Dass gegen die faktische Weigerung des Verwaltungsgerichts, dem Antrag des Klägers auf Einleitung eines in-camera-Verfahren zu folgen und gemäß § 99 Abs. 2 Satz 4 VwGO die Hauptsacheakten an den Fachsenat nach § 189 VwGO abzugeben, keine unmittelbare Beschwerde möglich ist, verstößt nicht gegen die in Art. 19 Abs. 4 Satz 1 GG enthaltene Garantie eines effektiven gerichtlichen Rechtsschutzes. Denn das Recht der Verfahrensbeteiligten, mit einem Antrag nach § 99 Abs. 2 Satz 1 VwGO die Rechtmäßigkeit der „Verweigerung der Vorlage“ überprüfen zu lassen, setzt zwingend voraus, dass das Verwaltungsgericht die Entscheidungserheblichkeit der betreffenden Akten zuvor im Wege eines förmlichen Beschlusses bejaht hat (BVerwG, B. v. 12.1.2006 – 20 F 12/04 – BVerwGE 125, 40 Rn. 8 ff. m. w. N.). Das gilt auch in Fällen, in denen die betreffenden Akten selbst Gegenstand des Informationsverlangens sind (vgl. BVerwG, B. v. 8.5.2013 – 20 F 14/12 – juris Rn. 7). Kein Beteiligter kann demnach eine Entscheidung des Oberverwaltungsgerichts über die Berechtigung der Vorlageverweigerung erreichen, wenn das Verwaltungsgericht die Akten für entbehrlich gehalten und daher nicht angefordert hat (vgl. SaarlOVG, B. v. 21.6.2002 – 8 N 1/02 – NVwZ 2003, 367 m. w. N.). In einer solchen Prozesssituation ist ein Antrag nach § 99 Abs. 2 Satz 1 VwGO unzulässig. Selbst wenn ein (Beweis-)Antrag auf Beiziehung bestimmter Akten förmlich abgelehnt worden ist, kann diese Entscheidung des Gerichts nicht mit einer gesonderten Beschwerde, sondern nur im Rahmen eines Rechtsmittels gegen die in der Hauptsache ergehende Entscheidung angegriffen werden (vgl. OVG RhPf, B. v. 9.2.2004 – 13 F 10260/04 – NVwZ 2004, 756 m. w. N.).

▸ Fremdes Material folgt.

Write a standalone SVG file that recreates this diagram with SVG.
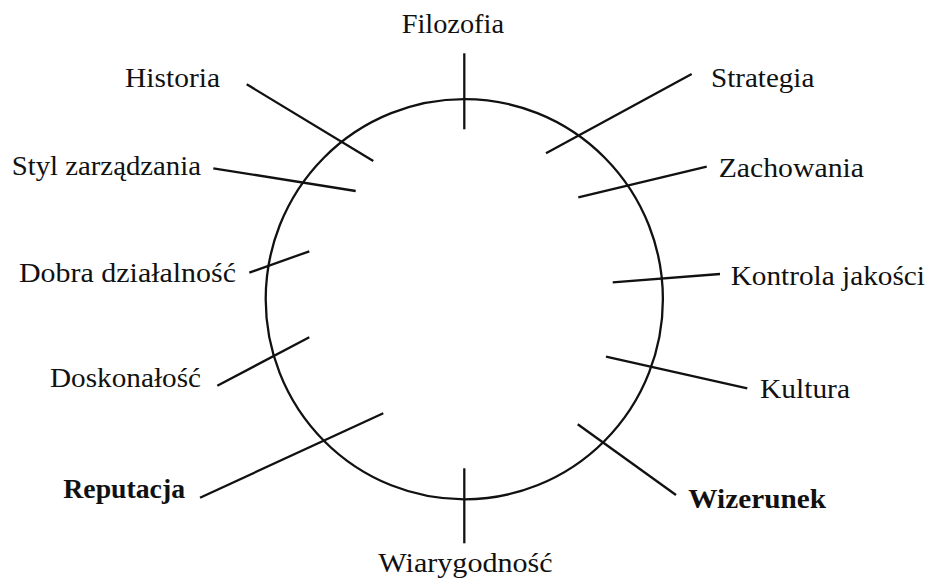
<svg xmlns="http://www.w3.org/2000/svg" width="929" height="580" viewBox="0 0 929 580">
<style>
.t{font-family:"Liberation Serif","DejaVu Serif",serif;font-size:27px;fill:#111}
.b{font-weight:bold}
.c{fill:none;stroke:#111;stroke-width:2.3}
.l{stroke:#111;stroke-width:2.3;stroke-linecap:butt}
</style>
<rect width="929" height="580" fill="#fff"/>
<g id="circle"><ellipse class="c" cx="464.3" cy="299.2" rx="198.6" ry="200.1"/></g>
<g id="connectors">
<line class="l" x1="464.3" y1="53.3" x2="464.3" y2="129.3"/>
<line class="l" x1="246.7" y1="84.3" x2="373.3" y2="161"/>
<line class="l" x1="213.3" y1="168.3" x2="355.7" y2="191"/>
<line class="l" x1="249.3" y1="272.7" x2="309.3" y2="251.3"/>
<line class="l" x1="217.3" y1="385.7" x2="309.3" y2="337.3"/>
<line class="l" x1="200" y1="497.7" x2="383.3" y2="413.3"/>
<line class="l" x1="464.3" y1="468.3" x2="464.3" y2="543.3"/>
<line class="l" x1="676" y1="495" x2="577.7" y2="424.3"/>
<line class="l" x1="747.3" y1="388.3" x2="606" y2="356.7"/>
<line class="l" x1="720" y1="274" x2="612.7" y2="282.3"/>
<line class="l" x1="706.7" y1="166.7" x2="578.3" y2="197.3"/>
<line class="l" x1="691.7" y1="74" x2="546" y2="153.3"/>
</g>
<g id="filozofia"><text class="t" x="401.7" y="33.3" textLength="102.3" lengthAdjust="spacingAndGlyphs">Filozofia</text></g>
<g id="historia"><text class="t" x="125" y="87.3" textLength="95" lengthAdjust="spacingAndGlyphs">Historia</text></g>
<g id="styl"><text class="t" x="11.7" y="175" textLength="189.3" lengthAdjust="spacingAndGlyphs">Styl zarządzania</text></g>
<g id="dobra"><text class="t" x="19" y="282.3" textLength="217" lengthAdjust="spacingAndGlyphs">Dobra działalność</text></g>
<g id="doskonalosc"><text class="t" x="50" y="386.7" textLength="151" lengthAdjust="spacingAndGlyphs">Doskonałość</text></g>
<g id="reputacja"><text class="t b" x="63.3" y="498.3" textLength="121.7" lengthAdjust="spacingAndGlyphs">Reputacja</text></g>
<g id="wiarygodnosc"><text class="t" x="378.3" y="571.7" textLength="174.4" lengthAdjust="spacingAndGlyphs">Wiarygodność</text></g>
<g id="wizerunek"><text class="t b" x="688.3" y="508.3" textLength="137.7" lengthAdjust="spacingAndGlyphs">Wizerunek</text></g>
<g id="kultura"><text class="t" x="760" y="398.3" textLength="90" lengthAdjust="spacingAndGlyphs">Kultura</text></g>
<g id="kontrola"><text class="t" x="730.7" y="285" textLength="194.3" lengthAdjust="spacingAndGlyphs">Kontrola jakości</text></g>
<g id="zachowania"><text class="t" x="718.7" y="176.7" textLength="145.3" lengthAdjust="spacingAndGlyphs">Zachowania</text></g>
<g id="strategia"><text class="t" x="711" y="86.7" textLength="103.3" lengthAdjust="spacingAndGlyphs">Strategia</text></g>
</svg>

2. Die Kostenentscheidung beruht auf § 154 Abs. 2 VwGO. Einer Streitwertfestsetzung bedarf es nicht, da bei Verwerfung von im Kostenverzeichnis Anlage 1 zum Gerichtskostengesetz nicht besonders aufgeführten Beschwerden nach der dortigen Nr. 5502 eine Festgebühr von 60,00 Euro anfällt.
Dieser Beschluss ist unanfechtbar (§ 152 Abs. 1 VwGO).